Recorded information>
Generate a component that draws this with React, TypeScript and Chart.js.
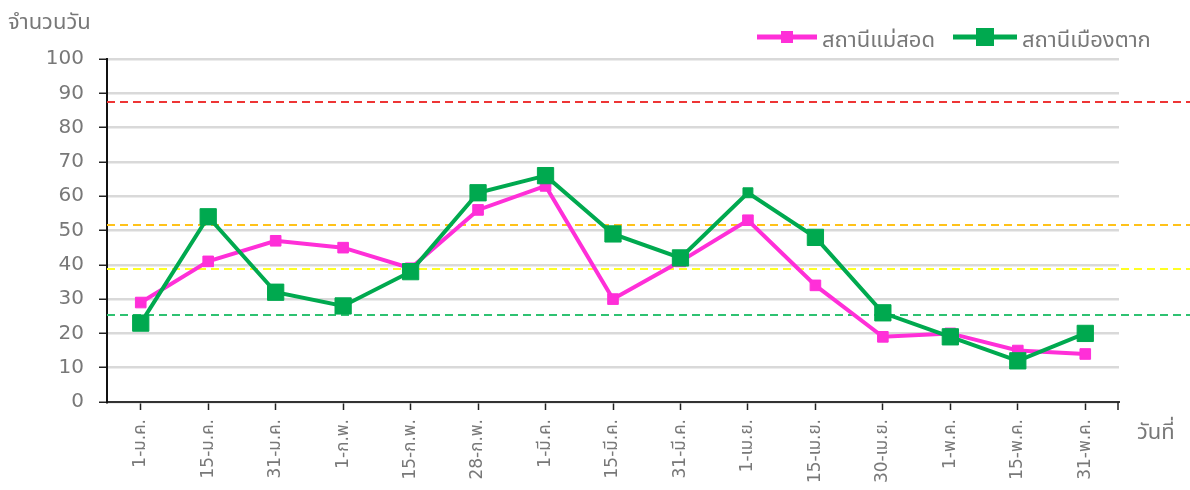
import React, { useEffect, useRef } from 'react';
import { Chart, registerables } from 'chart.js';

Chart.register(...registerables);

const categories = [
  '1-ม.ค.', '15-ม.ค.', '31-ม.ค.', '1-ก.พ.', '15-ก.พ.', '28-ก.พ.', '1-มี.ค.', '15-มี.ค.',
  '31-มี.ค.', '1-เม.ย.', '15-เม.ย.', '30-เม.ย.', '1-พ.ค.', '15-พ.ค.', '31-พ.ค.',
];
const maeSotValues = [29, 41, 47, 45, 39, 56, 63, 30, 41, 53, 34, 19, 20, 15, 14];
const muangTakValues = [23, 54, 32, 28, 38, 61, 66, 49, 42, 61, 48, 26, 19, 12, 20];
const seriesNames = ['สถานีแม่สอด', 'สถานีเมืองตาก'];
const thresholdValues = [87.4, 51.6, 38.9, 25.5];
const yAxisTitle = 'จำนวนวัน';
const xAxisTitle = 'วันที่';

const FONT = "'DejaVu Sans', 'Noto Sans Thai', 'Noto Sans', sans-serif";
const TEXT = '#787878';
const PINK = '#ff2fd8';
const GREEN = '#00a94f';
const THRESH_COLORS = ['#ee3535', '#ffc21a', '#ffff22', '#2fc272'];

const overlay = {
  id: 'overlay',
  beforeDatasetsDraw(chart: any) {
    const { ctx, chartArea, scales } = chart;
    ctx.save();
    ctx.lineWidth = 2;
    ctx.setLineDash([8, 5]);
    thresholdValues.forEach((v, i) => {
      const y = Math.round(scales.y.getPixelForValue(v));
      ctx.strokeStyle = THRESH_COLORS[i];
      ctx.beginPath();
      ctx.moveTo(chartArea.left, y);
      ctx.lineTo(chart.width, y);
      ctx.stroke();
    });
    ctx.restore();
  },
  afterDraw(chart: any) {
    const { ctx, chartArea } = chart;
    ctx.save();
    // end tick on x axis
    ctx.strokeStyle = '#222';
    ctx.lineWidth = 1.5;
    ctx.beginPath();
    ctx.moveTo(chartArea.right - 1, chartArea.bottom);
    ctx.lineTo(chartArea.right - 1, chartArea.bottom + 8);
    ctx.stroke();

    ctx.fillStyle = TEXT;
    ctx.font = `22px ${FONT}`;
    ctx.textBaseline = 'middle';
    ctx.textAlign = 'left';
    ctx.fillText(yAxisTitle, 8, 23);
    ctx.fillText(xAxisTitle, chartArea.right + 18, 433);

    // legend
    const items = [
      { x: 757, lineEnd: 817, color: PINK, size: 12, text: seriesNames[0] },
      { x: 953, lineEnd: 1017, color: GREEN, size: 18, text: seriesNames[1] },
    ];
    const ly = 37;
    items.forEach((it) => {
      ctx.strokeStyle = it.color;
      ctx.lineWidth = 5;
      ctx.setLineDash([]);
      ctx.beginPath();
      ctx.moveTo(it.x, ly);
      ctx.lineTo(it.lineEnd, ly);
      ctx.stroke();
      ctx.fillStyle = it.color;
      const cx = (it.x + it.lineEnd) / 2;
      ctx.fillRect(cx - it.size / 2, ly - it.size / 2, it.size, it.size);
      ctx.fillStyle = TEXT;
      ctx.fillText(it.text, it.lineEnd + 5, ly + 4);
    });
    ctx.restore();
  },
};

export default function App() {
  const ref = useRef<HTMLCanvasElement>(null);
  useEffect(() => {
    document.body.style.margin = '0';
    const chart = new Chart(ref.current as HTMLCanvasElement, {
      type: 'line',
      data: {
        labels: categories,
        datasets: [
          {
            label: seriesNames[0],
            data: maeSotValues,
            borderColor: PINK,
            backgroundColor: PINK,
            borderWidth: 4,
            pointStyle: 'rect',
            pointRadius: 7.5,
            pointBorderWidth: 1,
            pointHoverRadius: 7.5,
            order: 1,
          },
          {
            label: seriesNames[1],
            data: muangTakValues,
            borderColor: GREEN,
            backgroundColor: GREEN,
            borderWidth: 4,
            pointStyle: 'rect',
            pointRadius: (c: any) => (c.dataIndex === 9 ? 7 : 11.5),
            pointBorderWidth: 1,
            pointHoverRadius: 11.5,
            order: 0,
          },
        ],
      },
      options: {
        responsive: false,
        animation: false,
        layout: { padding: { top: 59, right: 71, left: 0, bottom: 0 } },
        plugins: { legend: { display: false }, tooltip: { enabled: false }, title: { display: false } },
        scales: {
          x: {
            offset: true,
            afterFit: (s: any) => { s.height = 88; },
            grid: { display: true, drawOnChartArea: false, offset: false, tickLength: 8, tickColor: '#222', tickWidth: 1.5 },
            border: { display: true, color: '#333', width: 2 },
            ticks: {
              minRotation: 90,
              maxRotation: 90,
              autoSkip: false,
              padding: 9,
              color: TEXT,
              font: { family: FONT, size: 17 },
            },
          },
          y: {
            min: 0,
            max: 100,
            afterFit: (s: any) => { s.width = 107; },
            grid: { color: '#d9d9d9', lineWidth: 2.5, tickLength: 8, tickColor: '#222', tickWidth: 1.5 },
            border: { display: true, color: '#111', width: 2 },
            ticks: {
              stepSize: 10,
              padding: 15,
              color: TEXT,
              font: { family: FONT, size: 20 },
            },
          },
        },
      },
      plugins: [overlay],
    });
    return () => chart.destroy();
  }, []);
  return (
    <div style={{ width: 1190, height: 490 }}>
      <canvas ref={ref} width={1190} height={490} />
    </div>
  );
}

Your objective>
Write out exactly the lines between the start of the data and the line with "['#ee3535', '#ffc21a', '#ffff22', '#2fc272'];", including both, but none of the pictures.

Result>
Generate a component that draws this with React, TypeScript and Chart.js.
import React, { useEffect, useRef } from 'react';
import { Chart, registerables } from 'chart.js';

Chart.register(...registerables);

const categories = [
  '1-ม.ค.', '15-ม.ค.', '31-ม.ค.', '1-ก.พ.', '15-ก.พ.', '28-ก.พ.', '1-มี.ค.', '15-มี.ค.',
  '31-มี.ค.', '1-เม.ย.', '15-เม.ย.', '30-เม.ย.', '1-พ.ค.', '15-พ.ค.', '31-พ.ค.',
];
const maeSotValues = [29, 41, 47, 45, 39, 56, 63, 30, 41, 53, 34, 19, 20, 15, 14];
const muangTakValues = [23, 54, 32, 28, 38, 61, 66, 49, 42, 61, 48, 26, 19, 12, 20];
const seriesNames = ['สถานีแม่สอด', 'สถานีเมืองตาก'];
const thresholdValues = [87.4, 51.6, 38.9, 25.5];
const yAxisTitle = 'จำนวนวัน';
const xAxisTitle = 'วันที่';

const FONT = "'DejaVu Sans', 'Noto Sans Thai', 'Noto Sans', sans-serif";
const TEXT = '#787878';
const PINK = '#ff2fd8';
const GREEN = '#00a94f';
const THRESH_COLORS = ['#ee3535', '#ffc21a', '#ffff22', '#2fc272'];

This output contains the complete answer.